Is a recession on the immediate horizon? By Bloomberg’s reckoning — measuring first-quarter earnings of the S&P 500 — it is. Profits are down 3.7% year over year on average. “While data compiled by Bloomberg Intelligence shows that 78% of firms surpassed forecasts, that’s less impressive than it sounds, given analysts had slashed their expectations before the season kicked off,” the report said.

This is supposedly the second straight quarter of earnings declines and more the potential for more doldrums through the third quarter of 2023, “a longer profit recession than during the pandemic.”

Along with the concern over profits have been tens of thousands of job cuts, downward pressure on margins as less demand crimps pricing power, and then problems in the economy coming back onto banks, especially small ones, with CRE mortgage defaults hurting that sector.

Nevertheless, maybe things aren’t exactly quite as bad as they seem.

One problem with looking at the S&P 500 is that it’s normally treated as a market cap-weighted index. A small handful of mostly tech companies at the top have a big sway — the 10 largest entries on the index make up 27.9% of the index’s total value. Getting an insight with the weighting can be difficult.

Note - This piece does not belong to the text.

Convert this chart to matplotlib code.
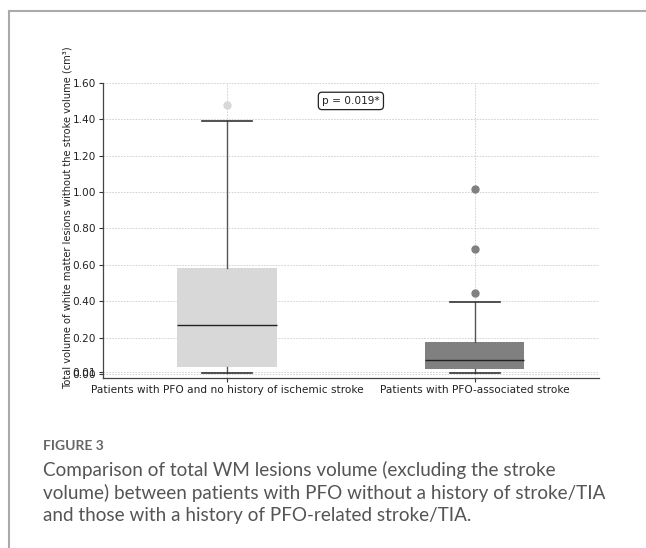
import matplotlib
matplotlib.use("Agg")
import matplotlib.pyplot as plt
from matplotlib.lines import Line2D

groups = ["Patients with PFO and no history of ischemic stroke",
          "Patients with PFO-associated stroke"]
q1 = [0.042, 0.029]
medians = [0.269, 0.077]
q3 = [0.582, 0.176]
whislo = [0.005, 0.005]
whishi = [1.39, 0.399]
outliers = [[1.48], [1.018, 0.688, 0.448]]
box_colors = ["#d8d8d8", "#808080"]
yticks = [0.00, 0.01, 0.20, 0.40, 0.60, 0.80, 1.00, 1.20, 1.40, 1.60]
p_text = "p = 0.019*"

fig = plt.figure(figsize=(6.46, 5.48), dpi=100)
ax = fig.add_axes([0.1594, 0.3097, 0.7676, 0.5394])

stats = []
for i in range(len(groups)):
    stats.append(dict(q1=q1[i], med=medians[i], q3=q3[i], whislo=whislo[i],
                      whishi=whishi[i], fliers=outliers[i], label=groups[i]))

for i, s in enumerate(stats):
    ax.bxp([s], positions=[i], widths=0.4, patch_artist=True,
           boxprops=dict(facecolor=box_colors[i], edgecolor=box_colors[i], linewidth=0),
           medianprops=dict(color="#222222", linewidth=1.0),
           whiskerprops=dict(color="#555555", linewidth=1.0),
           capprops=dict(color="#333333", linewidth=1.2),
           flierprops=dict(marker="o", markerfacecolor=box_colors[i],
                           markeredgecolor=box_colors[i], markersize=5))

ax.set_xlim(-0.5, 1.5)
ax.set_ylim(-0.022, 1.60)
ax.set_xticks(range(len(groups)))
ax.set_xticklabels(groups, fontsize=7.6, color="#222222")
ax.set_yticks(yticks)
ax.set_yticklabels(["%.2f" % v for v in yticks], fontsize=7.6, color="#222222")
ax.tick_params(length=3, width=0.8, colors="#333333", pad=2)
ax.tick_params(labelcolor="#222222")
ax.grid(True, color="#cccccc", linestyle=(0, (2, 1.5)), linewidth=0.6)
ax.set_axisbelow(True)
for side in ["top", "right"]:
    ax.spines[side].set_visible(False)
for side in ["left", "bottom"]:
    ax.spines[side].set_color("#444444")
    ax.spines[side].set_linewidth(0.9)

ax.text(0.5, 1.50, p_text, ha="center", va="center", fontsize=7.6, color="#222222",
        bbox=dict(boxstyle="round,pad=0.35", facecolor="white", edgecolor="#222222", linewidth=0.9))

fig.text(68 / 646, 1 - 217.5 / 548,
         "Total volume of white matter lesions without the stroke volume (cm³)",
         rotation=90, ha="center", va="center", fontsize=7.1, color="#222222")

# page frame
fig.add_artist(Line2D([9 / 646, 1], [1 - 11 / 548, 1 - 11 / 548], color="#aaaaaa", linewidth=1.5))
fig.add_artist(Line2D([9 / 646, 9 / 646], [0, 1 - 11 / 548], color="#aaaaaa", linewidth=1.5))

fig.text(43 / 646, 1 - 446 / 548, "FIGURE 3", fontsize=10, color="#666666",
         family="Lato", fontweight="bold", va="center")
caption = ["Comparison of total WM lesions volume (excluding the stroke",
           "volume) between patients with PFO without a history of stroke/TIA",
           "and those with a history of PFO-related stroke/TIA."]
for k, line in enumerate(caption):
    fig.text(43 / 646, 1 - (470 + 23 * k) / 548, line, fontsize=13.6, color="#555555",
             family="Lato", fontweight="normal", va="center")

fig.savefig("out.png", dpi=100)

However, according to data from S&P Global Market Intelligence, on an average per-share basis across the stocks of the S&P 500, net income is 50.29 in the first quarter of 2023, up from the 40.62 of 2022 Q4, which in turn was down from Q3 of 2022.

The recent growth is even in the face of falling revenue per share. Diluted earnings per share was the highest it’s been since the fourth quarter of 2021.

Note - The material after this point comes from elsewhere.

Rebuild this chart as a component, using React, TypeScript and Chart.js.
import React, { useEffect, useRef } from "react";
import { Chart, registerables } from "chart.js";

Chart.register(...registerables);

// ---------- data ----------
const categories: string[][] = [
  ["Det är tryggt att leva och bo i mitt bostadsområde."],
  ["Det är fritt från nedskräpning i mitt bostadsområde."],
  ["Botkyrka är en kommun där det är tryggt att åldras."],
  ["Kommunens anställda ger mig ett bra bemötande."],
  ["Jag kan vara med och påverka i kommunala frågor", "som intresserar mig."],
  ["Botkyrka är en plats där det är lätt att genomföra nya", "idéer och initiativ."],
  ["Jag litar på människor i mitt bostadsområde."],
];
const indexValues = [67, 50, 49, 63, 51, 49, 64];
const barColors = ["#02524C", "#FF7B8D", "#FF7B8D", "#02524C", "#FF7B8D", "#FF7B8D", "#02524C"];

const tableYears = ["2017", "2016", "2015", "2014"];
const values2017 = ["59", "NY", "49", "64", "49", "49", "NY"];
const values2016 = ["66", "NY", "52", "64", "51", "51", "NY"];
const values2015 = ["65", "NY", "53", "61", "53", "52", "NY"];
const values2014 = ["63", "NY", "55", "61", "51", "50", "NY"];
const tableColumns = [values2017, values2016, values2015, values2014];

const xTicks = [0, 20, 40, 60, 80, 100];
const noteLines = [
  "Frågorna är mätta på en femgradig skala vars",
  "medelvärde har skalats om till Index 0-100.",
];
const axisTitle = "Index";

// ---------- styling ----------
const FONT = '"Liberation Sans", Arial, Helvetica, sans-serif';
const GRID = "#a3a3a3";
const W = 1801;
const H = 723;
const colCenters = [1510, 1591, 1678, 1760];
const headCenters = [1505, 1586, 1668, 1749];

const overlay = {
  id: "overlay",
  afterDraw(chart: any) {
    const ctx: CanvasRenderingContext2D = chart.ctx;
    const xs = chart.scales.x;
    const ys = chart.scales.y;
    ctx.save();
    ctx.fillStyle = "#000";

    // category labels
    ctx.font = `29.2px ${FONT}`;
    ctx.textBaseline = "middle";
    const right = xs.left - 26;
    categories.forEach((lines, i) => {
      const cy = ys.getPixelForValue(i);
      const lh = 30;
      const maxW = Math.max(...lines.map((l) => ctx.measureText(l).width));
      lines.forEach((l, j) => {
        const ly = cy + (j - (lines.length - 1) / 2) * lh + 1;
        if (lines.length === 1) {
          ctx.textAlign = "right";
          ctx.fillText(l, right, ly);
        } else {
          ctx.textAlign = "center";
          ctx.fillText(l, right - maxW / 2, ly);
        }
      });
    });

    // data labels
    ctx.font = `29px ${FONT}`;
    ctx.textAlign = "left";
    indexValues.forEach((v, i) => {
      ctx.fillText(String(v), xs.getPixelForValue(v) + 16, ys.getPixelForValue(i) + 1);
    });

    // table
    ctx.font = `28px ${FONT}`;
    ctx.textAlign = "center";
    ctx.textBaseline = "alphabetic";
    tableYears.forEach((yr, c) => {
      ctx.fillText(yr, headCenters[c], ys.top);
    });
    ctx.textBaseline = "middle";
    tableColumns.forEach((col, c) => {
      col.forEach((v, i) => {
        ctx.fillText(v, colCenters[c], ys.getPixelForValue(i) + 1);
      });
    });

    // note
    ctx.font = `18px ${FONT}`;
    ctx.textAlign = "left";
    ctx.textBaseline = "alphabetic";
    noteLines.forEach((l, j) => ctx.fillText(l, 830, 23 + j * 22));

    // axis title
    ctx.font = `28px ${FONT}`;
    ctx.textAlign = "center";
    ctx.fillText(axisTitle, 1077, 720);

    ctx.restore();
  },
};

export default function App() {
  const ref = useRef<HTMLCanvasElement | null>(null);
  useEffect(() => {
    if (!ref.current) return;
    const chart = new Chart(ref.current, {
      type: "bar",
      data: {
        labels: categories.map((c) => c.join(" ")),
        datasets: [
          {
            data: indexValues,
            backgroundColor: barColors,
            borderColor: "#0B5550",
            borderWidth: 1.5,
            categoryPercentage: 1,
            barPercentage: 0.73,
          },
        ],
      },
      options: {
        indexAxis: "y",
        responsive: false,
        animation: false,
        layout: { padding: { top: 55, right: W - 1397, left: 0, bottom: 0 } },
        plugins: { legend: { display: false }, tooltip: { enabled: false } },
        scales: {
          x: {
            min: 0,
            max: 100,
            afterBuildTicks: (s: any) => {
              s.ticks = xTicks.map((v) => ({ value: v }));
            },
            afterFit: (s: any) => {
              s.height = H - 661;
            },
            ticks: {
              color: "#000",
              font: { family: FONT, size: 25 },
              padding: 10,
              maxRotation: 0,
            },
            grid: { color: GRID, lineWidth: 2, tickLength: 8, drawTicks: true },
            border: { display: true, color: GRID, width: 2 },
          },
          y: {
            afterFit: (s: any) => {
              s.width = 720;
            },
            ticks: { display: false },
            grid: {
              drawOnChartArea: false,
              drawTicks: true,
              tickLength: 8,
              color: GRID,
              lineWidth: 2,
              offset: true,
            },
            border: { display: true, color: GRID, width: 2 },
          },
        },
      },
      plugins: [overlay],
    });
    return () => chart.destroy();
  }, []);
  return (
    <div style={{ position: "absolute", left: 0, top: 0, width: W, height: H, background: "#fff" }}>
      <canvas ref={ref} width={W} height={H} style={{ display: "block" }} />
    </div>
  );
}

Or look at corporate profits before taxes as estimated by the U.S. Bureau of Economic Analysis for all corporations, not just public ones. They dropped steadily and sharply from the second quarter of 2022 to the fourth quarter, with 2023’s Q1 not yet available. And yet even that Q4 relative low point was higher than any quarterly corporate before-tax profit pre-pandemic.

Jobs have been strong and consumer spending has maintained its activity. So, perhaps it may not be time for a truly doom-and-gloom outlook.